Big open decks, dense mechanical, and a full house downstairs
Beaumont's cinema and entertainment buildings sit where the crowds are, along the Dowlen Road and Parkdale Mall retail belt, around the I-10 and Eastex Freeway interchanges, and near the College Street commercial run. The audience here holds up year-round in part because the Gulf Coast heat and the long, wet summers push people toward indoor entertainment, and a theater that has to dark a house for a roof leak in peak season loses real revenue. That keeps our cinema work focused on staying open and keeping every auditorium dry through the run.
What makes a theater roof its own problem
Cinemas are usually built on steel deck or concrete deck over structural steel, and each substrate calls for a different attachment approach. Steel deck takes mechanical attachment, but pull-out values depend on rib depth and gauge, and the short ribs on older deck hold far less than modern three-inch rib. We verify deck type and gauge, and pull-test where needed, before locking attachment. On spans where deflection is a concern we may go to an adhered or hybrid system to keep concentrated fastener point loads off the seams. Before any reroof we pull a core to confirm the existing insulation layers, moisture, and weight-in-place, then decide between recover and full replacement.
The per-screen HVAC layout means a multiplex roof is mostly curbs and penetrations. Every curb, duct, and conduit run gets individually flashed and documented before new membrane goes over it, and we add reinforced walkway pads on the service paths to those rooftop units so the constant HVAC-tech traffic does not wear through the membrane. The entry marquee and canopy connections, where supports pierce the roof, are treated as their own flashing details, since canopy-to-building transitions are a chronic leak source on older theaters.
Cinemas run afternoon into late night, every day, which gives the same kind of scheduling constraint as a 24-hour building. We sequence tear-off and dry-in so every section over an auditorium is watertight before the evening screenings start, coordinate any HVAC shutdown windows needed for curb or penetration work, and keep staging and access clear of the entries and the evening opening routine.
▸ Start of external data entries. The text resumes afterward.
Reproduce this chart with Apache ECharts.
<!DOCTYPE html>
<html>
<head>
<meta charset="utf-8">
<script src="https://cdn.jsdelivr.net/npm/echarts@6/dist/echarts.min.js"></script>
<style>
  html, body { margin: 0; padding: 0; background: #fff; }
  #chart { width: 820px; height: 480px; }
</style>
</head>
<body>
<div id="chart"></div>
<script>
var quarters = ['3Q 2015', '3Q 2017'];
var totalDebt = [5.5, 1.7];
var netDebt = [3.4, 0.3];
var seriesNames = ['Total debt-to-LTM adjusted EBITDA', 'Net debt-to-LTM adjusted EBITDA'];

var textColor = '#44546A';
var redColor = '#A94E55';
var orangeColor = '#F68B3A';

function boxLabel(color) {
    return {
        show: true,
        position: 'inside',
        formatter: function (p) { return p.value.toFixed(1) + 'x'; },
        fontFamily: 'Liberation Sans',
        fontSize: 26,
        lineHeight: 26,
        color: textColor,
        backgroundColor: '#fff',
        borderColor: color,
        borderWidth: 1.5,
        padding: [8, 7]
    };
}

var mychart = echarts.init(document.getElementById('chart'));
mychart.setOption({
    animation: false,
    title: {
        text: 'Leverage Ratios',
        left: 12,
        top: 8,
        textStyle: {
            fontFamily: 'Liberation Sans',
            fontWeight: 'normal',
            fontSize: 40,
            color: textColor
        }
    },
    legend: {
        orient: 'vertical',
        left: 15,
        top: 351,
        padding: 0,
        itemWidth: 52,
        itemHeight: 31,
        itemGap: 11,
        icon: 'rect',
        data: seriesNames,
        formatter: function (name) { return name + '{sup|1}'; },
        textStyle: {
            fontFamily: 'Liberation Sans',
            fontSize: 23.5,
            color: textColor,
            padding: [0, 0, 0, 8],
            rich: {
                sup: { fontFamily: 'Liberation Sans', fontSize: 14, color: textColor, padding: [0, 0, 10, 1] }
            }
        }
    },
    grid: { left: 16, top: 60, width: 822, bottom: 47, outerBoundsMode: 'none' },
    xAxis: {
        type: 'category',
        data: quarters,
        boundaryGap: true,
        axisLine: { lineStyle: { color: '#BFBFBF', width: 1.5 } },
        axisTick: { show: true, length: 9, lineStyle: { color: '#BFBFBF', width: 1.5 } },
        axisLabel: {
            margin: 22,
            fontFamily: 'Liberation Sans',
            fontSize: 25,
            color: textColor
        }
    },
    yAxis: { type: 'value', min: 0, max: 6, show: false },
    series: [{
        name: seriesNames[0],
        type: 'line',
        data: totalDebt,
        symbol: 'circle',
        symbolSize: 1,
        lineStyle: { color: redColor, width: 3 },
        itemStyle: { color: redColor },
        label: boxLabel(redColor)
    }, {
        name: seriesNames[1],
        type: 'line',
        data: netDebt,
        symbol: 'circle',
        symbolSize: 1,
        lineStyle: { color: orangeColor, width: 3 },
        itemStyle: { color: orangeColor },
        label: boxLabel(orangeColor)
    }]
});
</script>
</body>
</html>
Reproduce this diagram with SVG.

Rain on the roof and storm season
Sound separation cuts both ways on a cinema roof. The same large clear-span deck that carries the auditorium also sits directly over a quiet, dark room where a heavy rain can become an audible distraction, and the Beaumont climate delivers plenty of heavy rain, since this is one of the wettest cities in Texas with frequent intense Gulf downpours. A properly insulated, fully attached assembly dampens that drumming far better than a thin or loose-laid roof, which is one more reason we keep the buildup continuous over the houses rather than patching it thin. The wet climate also means drainage is not a detail to leave for last. Large low-slope cinema fields are prone to ponding at the flat spots that develop over decades, and standing water over an auditorium is both a leak risk and a structural load on a long span, so tapered insulation to move water to the drains is usually money well spent. And because Beaumont sits squarely in the Gulf hurricane corridor, we build the perimeter and edge of a theater roof for real wind uplift, with tested edge metal and enhanced corner and perimeter fastening, so a named storm does not lift the edge of a roof that covers a packed weekend house.
What membrane do you usually put on a multiplex?
Most often 60-mil or 80-mil TPO mechanically attached over tapered polyiso. The taper fixes the drainage flat spots that build up on old theater roofs, and white TPO meets the cool-roof energy code most reroof permits now require. We add reinforced walkway pads on the HVAC service paths.
How do you deal with the long auditorium spans?
We verify deck type and gauge and pull-test fastener values before specifying attachment, since older short-rib deck holds far less than modern deck. On deflection-prone spans we may use an adhered or hybrid system to keep point loads off the seams.
Can you re-roof without going dark?
Yes. We phase tear-off and dry-in so each section over a house is watertight before evening screenings, and coordinate any HVAC shutdown windows with facilities so showtimes are not disrupted.
How is a cinema reroof priced?
Per roof square, based on membrane spec, the condition of the existing assembly, penetration density, and access. Most multiplex reroofs include tapered insulation, which adds cost but extends membrane life by ending ponding. We give a fixed price after a roof walk and core review.
Do you handle the marquee and entry canopy connections?
Yes. Marquee and canopy support penetrations and the canopy-to-building transitions are individual flashing items in our scope, since those transitions are the most common chronic leak on older theaters.
How the roof scope is built
We document what can be seen from the roof and from the affected interior areas, then separate immediate leak control from the work that belongs in a larger repair, restoration, or replacement plan.
What owners receive
The scope is written so a property manager, owner, tenant contact, or facility team can understand the roof condition, the recommended sequence, and the items that need budget attention.